Now with a peace deal firmly in place, analysts say it is imperative for the economy to get moving. They are optimistic that oil could cement the country’s peace and finally put it on a positive path.
“There is every reason to believe that production will go up and oil prices will follow suit in the market,” said James Alic Garang, an economist at the Upper Nile University in Juba. “This has positive effects on the budget and the provision of other critical services and development spending in the country.”
Although it has one of the largest proven reserves of oil in sub-Saharan Africa, South Sudan does not rank among the world’s largest producers, overshadowed by such suppliers as Saudi Arabia, Libya and Iraq, But according to the World Bank, South Sudan ranks as the most oil-dependent nation in the world, with oil accounting for almost all of its exports and around 60 percent of its GDP.
Juba is on track to upgrade its oil production to between 180,000 and 200,000 barrels per day from oil fields that should reopen by the end of the year as fighting subsides, Mr. Garang added.
Recently, in a moment of relative political stability, South Sudan extended oil exploration and production agreements with foreign oil companies that include Malaysia’s Petronas, China National Petroleum Corporation and India’s Oil and Natural Gas Corporation to drill in the Unity oil fields in the north of the country through the middle of the next decade. The oil arm of Russian energy giant Gazprom announced this week that it has inked a memorandum of understanding with South Sudan to explore four parcels of land for potential oil deposits, the Reuters news service reported Tuesday.
“It is imperative that new international service companies and providers enter the market to meet the demand for services,” Mr. Gatkuoth said.
University of Juba economist Marial Awou Yol said South Sudan must diversify its economy, boosting its agriculture, fisheries, forestry and livestock industries to feed its people, expand its domestic economy and put former soldiers to work. The country is the only one in the region that imports food. Yet the East African republic has almost 45 million cows, goats and sheep but lacks an infrastructure to market them, he said.
“We have plenty of resources to expand the economy of this country. Agriculture is one of them. The whole Upper Nile region is an agricultural land,” Mr. Yol said. “If we produce more food for our people, than they will need less hard currency, while the government can channel the reserves for other needs.”
But oil revenues remain essential to jump-start that commercial activity, he added. “What we need is just a commitment from the government and investors,” said Mr. Yol. “We need investment.”
Meanwhile, to deepen the peace, the warring parties also need to implement all the clauses in the peace agreement, Mr. Yol said. Mr. Machar is supposed to become President Kiir’s deputy again, rebel soldiers are supposed to be integrated into the army, and economic reforms that address rebel concerns about sharing the country’s wealth are under discussion.

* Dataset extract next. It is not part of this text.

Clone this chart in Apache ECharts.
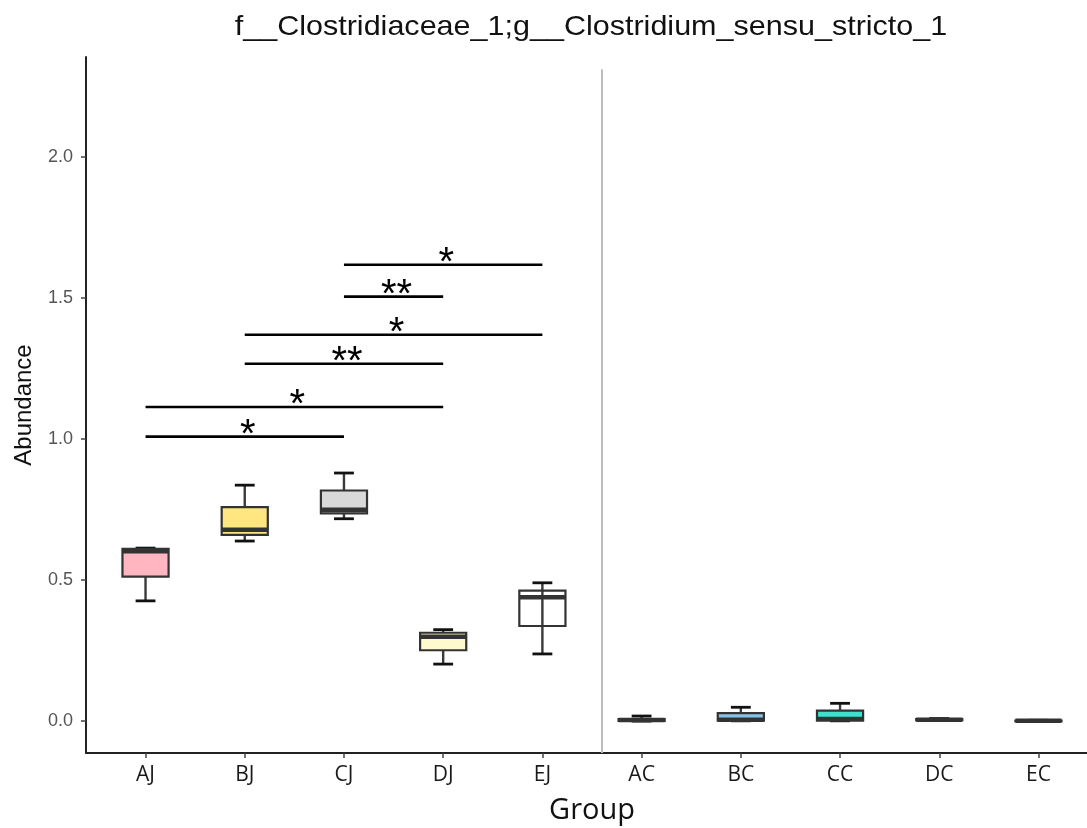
<!DOCTYPE html>
<html>
<head>
<meta charset="utf-8">
<title>Clostridium_sensu_stricto_1 abundance by group</title>
<script src="https://cdn.jsdelivr.net/npm/echarts@6/dist/echarts.min.js"></script>
<style>
  html, body { margin: 0; padding: 0; background: #ffffff; }
  #chart { width: 1087px; height: 828px; }
</style>
</head>
<body>
<div id="chart"></div>
<script>
// Groups on the x axis, in plotting order
const groups = ['AJ', 'BJ', 'CJ', 'DJ', 'EJ', 'AC', 'BC', 'CC', 'DC', 'EC'];

// Five-number summaries per group (relative abundance)
const whiskerLow  = [0.426, 0.638, 0.717, 0.202, 0.238, 0.000, 0.001, 0.001, 0.002, 0.000];
const lowerQ      = [0.512, 0.660, 0.736, 0.251, 0.337, 0.001, 0.002, 0.002, 0.003, 0.000];
const medianVal   = [0.602, 0.678, 0.749, 0.299, 0.439, 0.004, 0.005, 0.008, 0.005, 0.001];
const upperQ      = [0.610, 0.758, 0.817, 0.313, 0.462, 0.007, 0.028, 0.037, 0.007, 0.002];
const whiskerHigh = [0.613, 0.836, 0.879, 0.324, 0.490, 0.018, 0.049, 0.063, 0.009, 0.003];

// Y axis tick values
const yTicks = [0.0, 0.5, 1.0, 1.5, 2.0];

// Pairwise significance brackets: group indices, bracket height, label
const sigFrom   = [2, 2, 1, 1, 0, 0];
const sigTo     = [4, 3, 4, 3, 3, 2];
const sigHeight = [1.617, 1.504, 1.369, 1.266, 1.113, 1.008];
const sigLabels = ['*', '**', '*', '**', '*', '*'];

// Divider between the J and C groups
const dividerAt = 4.6;
const dividerTop = 2.31;

// Fill colour of each box (null = no fill)
const boxFills = ['#FFB6C1', '#FFE680', '#D9D9D9', '#FFFACD', null,
                  '#FFB6C1', '#87C4EC', '#3FE0CF', '#FFFACD', '#FFFFFF'];

const yMin = -0.113, yMax = 2.353;
const xMin = -0.6, xMax = 9.6;
const BOX_WIDTH = 0.465;
const CAP_WIDTH = 0.2;

const boxData = groups.map((g, i) =>
  [i, whiskerLow[i], lowerQ[i], medianVal[i], upperQ[i], whiskerHigh[i]]);
const sigData = sigFrom.map((f, i) => [f, sigTo[i], sigHeight[i], i]);
const groupIdx = groups.map((g, i) => i);

function renderBox(params, api) {
  const x = api.value(0);
  const lo = api.coord([x, api.value(1)]);
  const b1 = api.coord([x, api.value(2)]);
  const md = api.coord([x, api.value(3)]);
  const b3 = api.coord([x, api.value(4)]);
  const hi = api.coord([x, api.value(5)]);
  const cx = lo[0];
  const hb = api.size([BOX_WIDTH, 0])[0] / 2;
  const hc = api.size([CAP_WIDTH, 0])[0] / 2;
  const fill = boxFills[params.dataIndex];
  return {
    type: 'group',
    children: [
      { type: 'line', shape: { x1: cx, y1: lo[1], x2: cx, y2: hi[1] },
        style: { stroke: '#3a3a3a', lineWidth: 2.4 } },
      { type: 'line', shape: { x1: cx - hc, y1: lo[1], x2: cx + hc, y2: lo[1] },
        style: { stroke: '#111111', lineWidth: 2.8 } },
      { type: 'line', shape: { x1: cx - hc, y1: hi[1], x2: cx + hc, y2: hi[1] },
        style: { stroke: '#111111', lineWidth: 2.8 } },
      { type: 'rect',
        shape: { x: cx - hb, y: b3[1], width: hb * 2, height: Math.max(b1[1] - b3[1], 0.5) },
        style: { fill: fill || 'none', stroke: '#333333', lineWidth: 2.2 } },
      { type: 'line', shape: { x1: cx - hb, y1: md[1], x2: cx + hb, y2: md[1] },
        style: { stroke: '#333333', lineWidth: 4.4 } }
    ]
  };
}

function renderSig(params, api) {
  const p1 = api.coord([api.value(0), api.value(2)]);
  const p2 = api.coord([api.value(1), api.value(2)]);
  const label = sigLabels[api.value(3)];
  return {
    type: 'group',
    children: [
      { type: 'line', shape: { x1: p1[0], y1: p1[1], x2: p2[0], y2: p2[1] },
        style: { stroke: '#000000', lineWidth: 2.6 } },
      { type: 'text', x: (p1[0] + p2[0]) / 2 + 3, y: p1[1] - 1,
        style: { text: label, fill: '#000000', fontSize: 40,
                 fontFamily: 'Liberation Sans, Arial, sans-serif',
                 align: 'center', verticalAlign: 'middle' } }
    ]
  };
}

const chart = echarts.init(document.getElementById('chart'), null, { renderer: 'canvas' });

chart.setOption({
  animation: false,
  backgroundColor: '#ffffff',
  graphic: [{
    type: 'text', x: 591, y: 27, scaleX: 1.09,
    style: { text: 'f__Clostridiaceae_1;g__Clostridium_sensu_stricto_1',
             fill: '#111111', fontSize: 28,
             fontFamily: 'Liberation Sans, Arial, sans-serif',
             align: 'center', verticalAlign: 'middle' }
  }],
  grid: { left: 86, top: 57, width: 1012, height: 696,
          containLabel: false, outerBoundsMode: 'none' },
  xAxis: {
    type: 'value', min: xMin, max: xMax,
    name: 'Group', nameLocation: 'middle', nameGap: 43,
    nameTextStyle: { fontSize: 29, color: '#111111', fontFamily: 'Open Sans, sans-serif' },
    splitLine: { show: false },
    axisLine: { show: true, onZero: false, lineStyle: { color: '#222222', width: 2 } },
    axisTick: { show: true, customValues: groupIdx, length: 5,
                lineStyle: { color: '#444444', width: 1.5 } },
    axisLabel: { show: true, customValues: groupIdx, margin: 12,
                 formatter: v => groups[Math.round(v)],
                 fontSize: 21, color: '#1a1a1a', fontFamily: 'Open Sans, sans-serif' }
  },
  yAxis: {
    type: 'value', min: yMin, max: yMax,
    name: 'Abundance', nameLocation: 'middle', nameGap: 50, nameRotate: 90,
    nameTextStyle: { fontSize: 24, color: '#111111', fontFamily: 'Liberation Sans, Arial, sans-serif' },
    splitLine: { show: false },
    axisLine: { show: true, onZero: false, lineStyle: { color: '#222222', width: 2 } },
    axisTick: { show: true, customValues: yTicks, length: 5,
                lineStyle: { color: '#444444', width: 1.5 } },
    axisLabel: { show: true, customValues: yTicks, margin: 13,
                 formatter: v => v.toFixed(1),
                 fontSize: 18, color: '#555555', fontFamily: 'Liberation Sans, Arial, sans-serif' }
  },
  series: [
    {
      type: 'custom', name: 'divider', data: [[dividerAt, 0]],
      encode: { x: 0, y: 1 },
      renderItem: () => ({ type: 'group', children: [] }),
      markLine: {
        silent: true, symbol: ['none', 'none'], label: { show: false },
        lineStyle: { color: '#BDBDBD', width: 2, type: 'solid' },
        data: [[{ coord: [dividerAt, yMin] }, { coord: [dividerAt, dividerTop] }]]
      }
    },
    {
      type: 'custom', name: 'boxes', data: boxData,
      encode: { x: 0, y: [1, 2, 3, 4, 5] },
      renderItem: renderBox
    },
    {
      type: 'custom', name: 'significance', data: sigData,
      encode: { x: [0, 1], y: 2 },
      renderItem: renderSig
    }
  ]
});
</script>
</body>
</html>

But the problems and distrust from the civil war will not disappear quickly, analysts say.
Progress on the peace accord measures has been slow, said Mr. Yol. And, despite the deal, the warring factions have on several occasions accused each other of truce violations in the southwestern border town of Yei.
“These attacks have been premeditated and planned by the enemies of peace to continue prolonging the suffering of the people of South Sudan,” said rebel spokesman Lam Paul Gabriel.
A U.N. report also recently found that numerous violations of an arms embargo against the country had been occurring in recent months. That report also warned of extreme sexual violence, human rights abuses and other security challenges.
Even so, for residents of Juba and other towns, there is finally grounds for optimism at the end of five long years of hardship and violence.
“It is possible for the economy of this country to recover if there is no more fighting,” said David Kwaje, a Juba resident, who noted that the country was vulnerable to oil prices. “For the economy to gain its strength, it also depends on the fixed oil prices from the world market.”